Entries with chart source code
· · · · ·

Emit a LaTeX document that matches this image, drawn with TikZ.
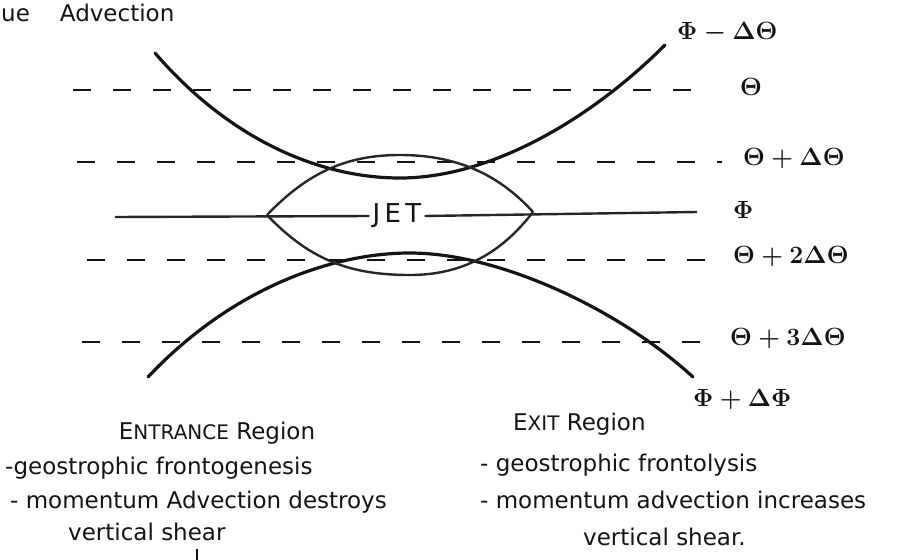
\documentclass[tikz,border=0pt]{standalone}
\usepackage{fontspec}
\setmainfont{DejaVu Sans}
\usetikzlibrary{arrows.meta}
\definecolor{ink}{HTML}{141414}
\definecolor{inkgray}{HTML}{262626}
\newcommand{\smcap}[1]{{\fontsize{20}{22}\selectfont #1}}

\begin{document}
\begin{tikzpicture}[x=1pt, y=-1pt,
    every node/.style={font=\fontsize{23}{27}\selectfont, text=ink},
    contour/.style={ink, line width=3.2pt, line cap=round},
    jetline/.style={inkgray, line width=2.4pt},
    isoline/.style={ink, line width=2.6pt, dash pattern=on 18pt off 22pt},
    lbl/.style={anchor=west, inner sep=0pt, font=\fontsize{26}{30}\selectfont\boldmath},
    txt/.style={anchor=west, inner sep=0pt}]
    \fill[white] (0,0) rectangle (922,560);
    \useasboundingbox (0,0) rectangle (922,560);
    % title
    \node[txt] (title) at (1,13) {ue\hspace{30pt}Advection};
    % isentropes
    \foreach \n/\ys/\xs/\xe/\xl/\lab in {th0/90/73/700/740/{$\Theta$},
      th1/162/77/722/743/{$\Theta+\Delta\Theta$},
      th2/260/87/717/733/{$\Theta+2\Delta\Theta$},
      th3/342/82/713/730/{$\Theta+3\Delta\Theta$}}{
      \coordinate (\n-w) at (\xs,\ys);
      \coordinate (\n-e) at (\xe,\ys);
      \draw[isoline] (\n-w) -- (\n-e);
      \node[lbl] (\n) at (\xl,\ys-3) {\lab};
    }
    % height contours
    \node[lbl] (phiup) at (677,33) {$\Phi-\Delta\Theta$};
    \node[lbl] (phi) at (733,210) {$\Phi$};
    \node[lbl] (phidn) at (693,400) {$\Phi+\Delta\Phi$};
    \draw[contour] (155,53) .. controls (230,140) and (320,178) .. (400,178)
      .. controls (490,178) and (590,120) .. (665,45);
    \draw[contour] (148,377) .. controls (230,290) and (330,253) .. (410,253)
      .. controls (500,253) and (620,310) .. (693,377);
    % jet
    \node[inner sep=3pt, font=\fontsize{26}{30}\selectfont] (jet) at (397,216) {J\,E\,T};
    \coordinate (jet-w) at (115,217);
    \coordinate (jet-e) at (697,212);
    \draw[jetline] (jet-w) -- (jet.west);
    \draw[jetline] (jet.east) -- (jet-e);
    \draw[jetline] (267,215) .. controls (310,170) and (350,155) .. (400,155)
      .. controls (450,155) and (495,170) .. (533,212);
    \draw[jetline] (267,215) .. controls (310,260) and (350,275) .. (410,275)
      .. controls (460,275) and (500,255) .. (533,212);
    % regions
    \node (entr) at (217,433) {E\smcap{NTRANCE} Region};
    \node[txt] (entr1) at (5,468) {-geostrophic frontogenesis};
    \node[txt] (entr2) at (10,502) {- momentum Advection destroys};
    \node[txt] (entr3) at (68,532) {vertical shear};
    \draw[ink, line width=1.4pt] (197,549) -- (197,560);
    \node[txt] (exit) at (513,424) {E\smcap{XIT} Region};
    \node[txt] (exit1) at (480,465) {- geostrophic frontolysis};
    \node[txt] (exit2) at (480,500) {- momentum advection increases};
    \node[txt] (exit3) at (583,537) {vertical shear.};
  \end{tikzpicture}
\end{document}
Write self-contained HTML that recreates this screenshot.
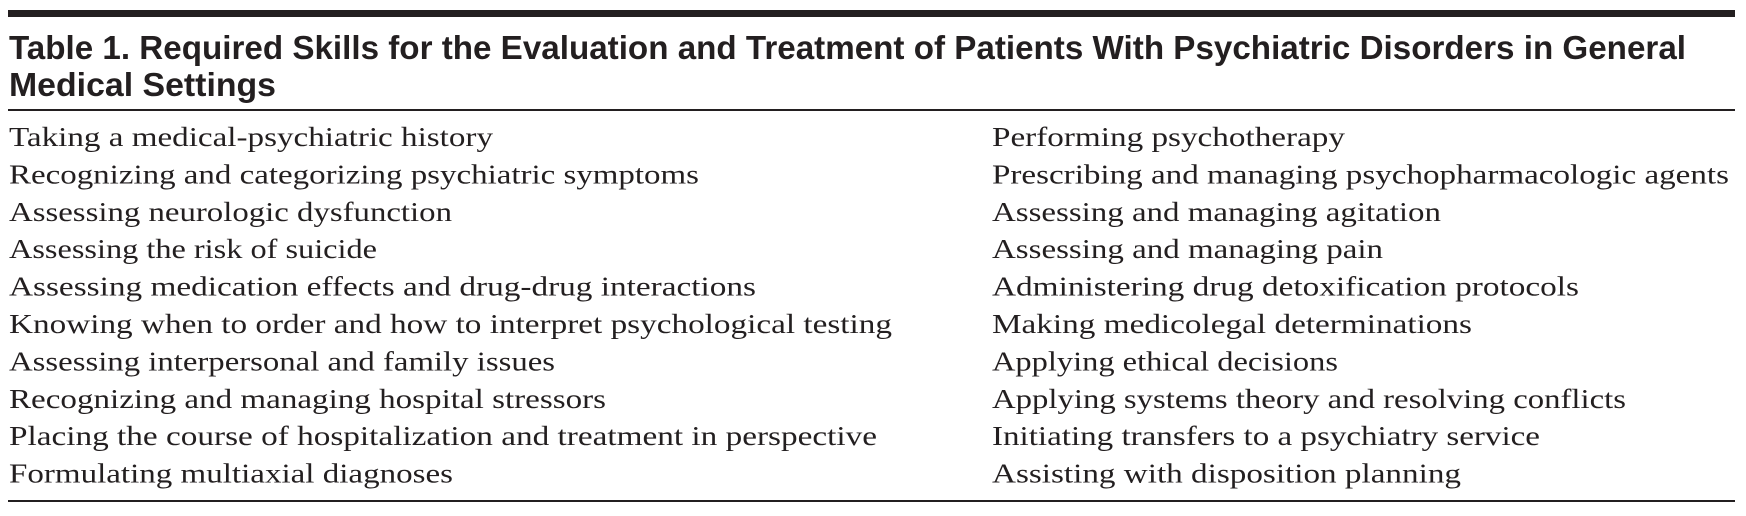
<!DOCTYPE html>
<html><head><meta charset="utf-8"><style>
html,body{margin:0;padding:0;background:#fff;width:1746px;height:516px;overflow:hidden}
svg{display:block}
.t{font-family:"Liberation Sans",sans-serif;font-weight:bold;font-size:33px;fill:#231f20}
.r{font-family:"Liberation Serif",serif;font-size:27px;fill:#231f20}
</style></head><body>
<svg width="1746" height="516" viewBox="0 0 1746 516" xmlns="http://www.w3.org/2000/svg">
<rect x="8" y="10" width="1727" height="7" fill="#231f20"/>
<text class="t" x="9" y="59" textLength="1677" lengthAdjust="spacingAndGlyphs">Table 1. Required Skills for the Evaluation and Treatment of Patients With Psychiatric Disorders in General</text>
<text class="t" x="9" y="96" textLength="267" lengthAdjust="spacingAndGlyphs">Medical Settings</text>
<rect x="8" y="109" width="1727" height="2" fill="#231f20"/>
<g class="r">
<text x="9" y="146" textLength="484" lengthAdjust="spacingAndGlyphs">Taking a medical-psychiatric history</text>
<text x="9" y="183.4" textLength="690" lengthAdjust="spacingAndGlyphs">Recognizing and categorizing psychiatric symptoms</text>
<text x="9" y="220.8" textLength="443" lengthAdjust="spacingAndGlyphs">Assessing neurologic dysfunction</text>
<text x="9" y="258.2" textLength="368" lengthAdjust="spacingAndGlyphs">Assessing the risk of suicide</text>
<text x="9" y="295.6" textLength="747" lengthAdjust="spacingAndGlyphs">Assessing medication effects and drug-drug interactions</text>
<text x="9" y="333" textLength="883" lengthAdjust="spacingAndGlyphs">Knowing when to order and how to interpret psychological testing</text>
<text x="9" y="370.4" textLength="546" lengthAdjust="spacingAndGlyphs">Assessing interpersonal and family issues</text>
<text x="9" y="407.8" textLength="597" lengthAdjust="spacingAndGlyphs">Recognizing and managing hospital stressors</text>
<text x="9" y="445.2" textLength="868" lengthAdjust="spacingAndGlyphs">Placing the course of hospitalization and treatment in perspective</text>
<text x="9" y="482.6" textLength="444" lengthAdjust="spacingAndGlyphs">Formulating multiaxial diagnoses</text>
<text x="992" y="146" textLength="353" lengthAdjust="spacingAndGlyphs">Performing psychotherapy</text>
<text x="992" y="183.4" textLength="737" lengthAdjust="spacingAndGlyphs">Prescribing and managing psychopharmacologic agents</text>
<text x="992" y="220.8" textLength="449" lengthAdjust="spacingAndGlyphs">Assessing and managing agitation</text>
<text x="992" y="258.2" textLength="391" lengthAdjust="spacingAndGlyphs">Assessing and managing pain</text>
<text x="992" y="295.6" textLength="587" lengthAdjust="spacingAndGlyphs">Administering drug detoxification protocols</text>
<text x="992" y="333" textLength="480" lengthAdjust="spacingAndGlyphs">Making medicolegal determinations</text>
<text x="992" y="370.4" textLength="346" lengthAdjust="spacingAndGlyphs">Applying ethical decisions</text>
<text x="992" y="407.8" textLength="634" lengthAdjust="spacingAndGlyphs">Applying systems theory and resolving conflicts</text>
<text x="992" y="445.2" textLength="548" lengthAdjust="spacingAndGlyphs">Initiating transfers to a psychiatry service</text>
<text x="992" y="482.6" textLength="469" lengthAdjust="spacingAndGlyphs">Assisting with disposition planning</text>
</g>
<rect x="8" y="500" width="1727" height="2" fill="#231f20"/>
</svg>
</body></html>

· · · · ·

(Problem to work on): Output every entry word for word, but omit the pictures.

(Solved problem):
Emit a LaTeX document that matches this image, drawn with TikZ.
\documentclass[tikz,border=0pt]{standalone}
\usepackage{fontspec}
\setmainfont{DejaVu Sans}
\usetikzlibrary{arrows.meta}
\definecolor{ink}{HTML}{141414}
\definecolor{inkgray}{HTML}{262626}
\newcommand{\smcap}[1]{{\fontsize{20}{22}\selectfont #1}}

\begin{document}
\begin{tikzpicture}[x=1pt, y=-1pt,
    every node/.style={font=\fontsize{23}{27}\selectfont, text=ink},
    contour/.style={ink, line width=3.2pt, line cap=round},
    jetline/.style={inkgray, line width=2.4pt},
    isoline/.style={ink, line width=2.6pt, dash pattern=on 18pt off 22pt},
    lbl/.style={anchor=west, inner sep=0pt, font=\fontsize{26}{30}\selectfont\boldmath},
    txt/.style={anchor=west, inner sep=0pt}]
    \fill[white] (0,0) rectangle (922,560);
    \useasboundingbox (0,0) rectangle (922,560);
    % title
    \node[txt] (title) at (1,13) {ue\hspace{30pt}Advection};
    % isentropes
    \foreach \n/\ys/\xs/\xe/\xl/\lab in {th0/90/73/700/740/{$\Theta$},
      th1/162/77/722/743/{$\Theta+\Delta\Theta$},
      th2/260/87/717/733/{$\Theta+2\Delta\Theta$},
      th3/342/82/713/730/{$\Theta+3\Delta\Theta$}}{
      \coordinate (\n-w) at (\xs,\ys);
      \coordinate (\n-e) at (\xe,\ys);
      \draw[isoline] (\n-w) -- (\n-e);
      \node[lbl] (\n) at (\xl,\ys-3) {\lab};
    }
    % height contours
    \node[lbl] (phiup) at (677,33) {$\Phi-\Delta\Theta$};
    \node[lbl] (phi) at (733,210) {$\Phi$};
    \node[lbl] (phidn) at (693,400) {$\Phi+\Delta\Phi$};
    \draw[contour] (155,53) .. controls (230,140) and (320,178) .. (400,178)
      .. controls (490,178) and (590,120) .. (665,45);
    \draw[contour] (148,377) .. controls (230,290) and (330,253) .. (410,253)
      .. controls (500,253) and (620,310) .. (693,377);
    % jet
    \node[inner sep=3pt, font=\fontsize{26}{30}\selectfont] (jet) at (397,216) {J\,E\,T};
    \coordinate (jet-w) at (115,217);
    \coordinate (jet-e) at (697,212);
    \draw[jetline] (jet-w) -- (jet.west);
    \draw[jetline] (jet.east) -- (jet-e);
    \draw[jetline] (267,215) .. controls (310,170) and (350,155) .. (400,155)
      .. controls (450,155) and (495,170) .. (533,212);
    \draw[jetline] (267,215) .. controls (310,260) and (350,275) .. (410,275)
      .. controls (460,275) and (500,255) .. (533,212);
    % regions
    \node (entr) at (217,433) {E\smcap{NTRANCE} Region};
    \node[txt] (entr1) at (5,468) {-geostrophic frontogenesis};
    \node[txt] (entr2) at (10,502) {- momentum Advection destroys};
    \node[txt] (entr3) at (68,532) {vertical shear};
    \draw[ink, line width=1.4pt] (197,549) -- (197,560);
    \node[txt] (exit) at (513,424) {E\smcap{XIT} Region};
    \node[txt] (exit1) at (480,465) {- geostrophic frontolysis};
    \node[txt] (exit2) at (480,500) {- momentum advection increases};
    \node[txt] (exit3) at (583,537) {vertical shear.};
  \end{tikzpicture}
\end{document}
Write self-contained HTML that recreates this screenshot.
<!DOCTYPE html>
<html><head><meta charset="utf-8"><style>
html,body{margin:0;padding:0;background:#fff;width:1746px;height:516px;overflow:hidden}
svg{display:block}
.t{font-family:"Liberation Sans",sans-serif;font-weight:bold;font-size:33px;fill:#231f20}
.r{font-family:"Liberation Serif",serif;font-size:27px;fill:#231f20}
</style></head><body>
<svg width="1746" height="516" viewBox="0 0 1746 516" xmlns="http://www.w3.org/2000/svg">
<rect x="8" y="10" width="1727" height="7" fill="#231f20"/>
<text class="t" x="9" y="59" textLength="1677" lengthAdjust="spacingAndGlyphs">Table 1. Required Skills for the Evaluation and Treatment of Patients With Psychiatric Disorders in General</text>
<text class="t" x="9" y="96" textLength="267" lengthAdjust="spacingAndGlyphs">Medical Settings</text>
<rect x="8" y="109" width="1727" height="2" fill="#231f20"/>
<g class="r">
<text x="9" y="146" textLength="484" lengthAdjust="spacingAndGlyphs">Taking a medical-psychiatric history</text>
<text x="9" y="183.4" textLength="690" lengthAdjust="spacingAndGlyphs">Recognizing and categorizing psychiatric symptoms</text>
<text x="9" y="220.8" textLength="443" lengthAdjust="spacingAndGlyphs">Assessing neurologic dysfunction</text>
<text x="9" y="258.2" textLength="368" lengthAdjust="spacingAndGlyphs">Assessing the risk of suicide</text>
<text x="9" y="295.6" textLength="747" lengthAdjust="spacingAndGlyphs">Assessing medication effects and drug-drug interactions</text>
<text x="9" y="333" textLength="883" lengthAdjust="spacingAndGlyphs">Knowing when to order and how to interpret psychological testing</text>
<text x="9" y="370.4" textLength="546" lengthAdjust="spacingAndGlyphs">Assessing interpersonal and family issues</text>
<text x="9" y="407.8" textLength="597" lengthAdjust="spacingAndGlyphs">Recognizing and managing hospital stressors</text>
<text x="9" y="445.2" textLength="868" lengthAdjust="spacingAndGlyphs">Placing the course of hospitalization and treatment in perspective</text>
<text x="9" y="482.6" textLength="444" lengthAdjust="spacingAndGlyphs">Formulating multiaxial diagnoses</text>
<text x="992" y="146" textLength="353" lengthAdjust="spacingAndGlyphs">Performing psychotherapy</text>
<text x="992" y="183.4" textLength="737" lengthAdjust="spacingAndGlyphs">Prescribing and managing psychopharmacologic agents</text>
<text x="992" y="220.8" textLength="449" lengthAdjust="spacingAndGlyphs">Assessing and managing agitation</text>
<text x="992" y="258.2" textLength="391" lengthAdjust="spacingAndGlyphs">Assessing and managing pain</text>
<text x="992" y="295.6" textLength="587" lengthAdjust="spacingAndGlyphs">Administering drug detoxification protocols</text>
<text x="992" y="333" textLength="480" lengthAdjust="spacingAndGlyphs">Making medicolegal determinations</text>
<text x="992" y="370.4" textLength="346" lengthAdjust="spacingAndGlyphs">Applying ethical decisions</text>
<text x="992" y="407.8" textLength="634" lengthAdjust="spacingAndGlyphs">Applying systems theory and resolving conflicts</text>
<text x="992" y="445.2" textLength="548" lengthAdjust="spacingAndGlyphs">Initiating transfers to a psychiatry service</text>
<text x="992" y="482.6" textLength="469" lengthAdjust="spacingAndGlyphs">Assisting with disposition planning</text>
</g>
<rect x="8" y="500" width="1727" height="2" fill="#231f20"/>
</svg>
</body></html>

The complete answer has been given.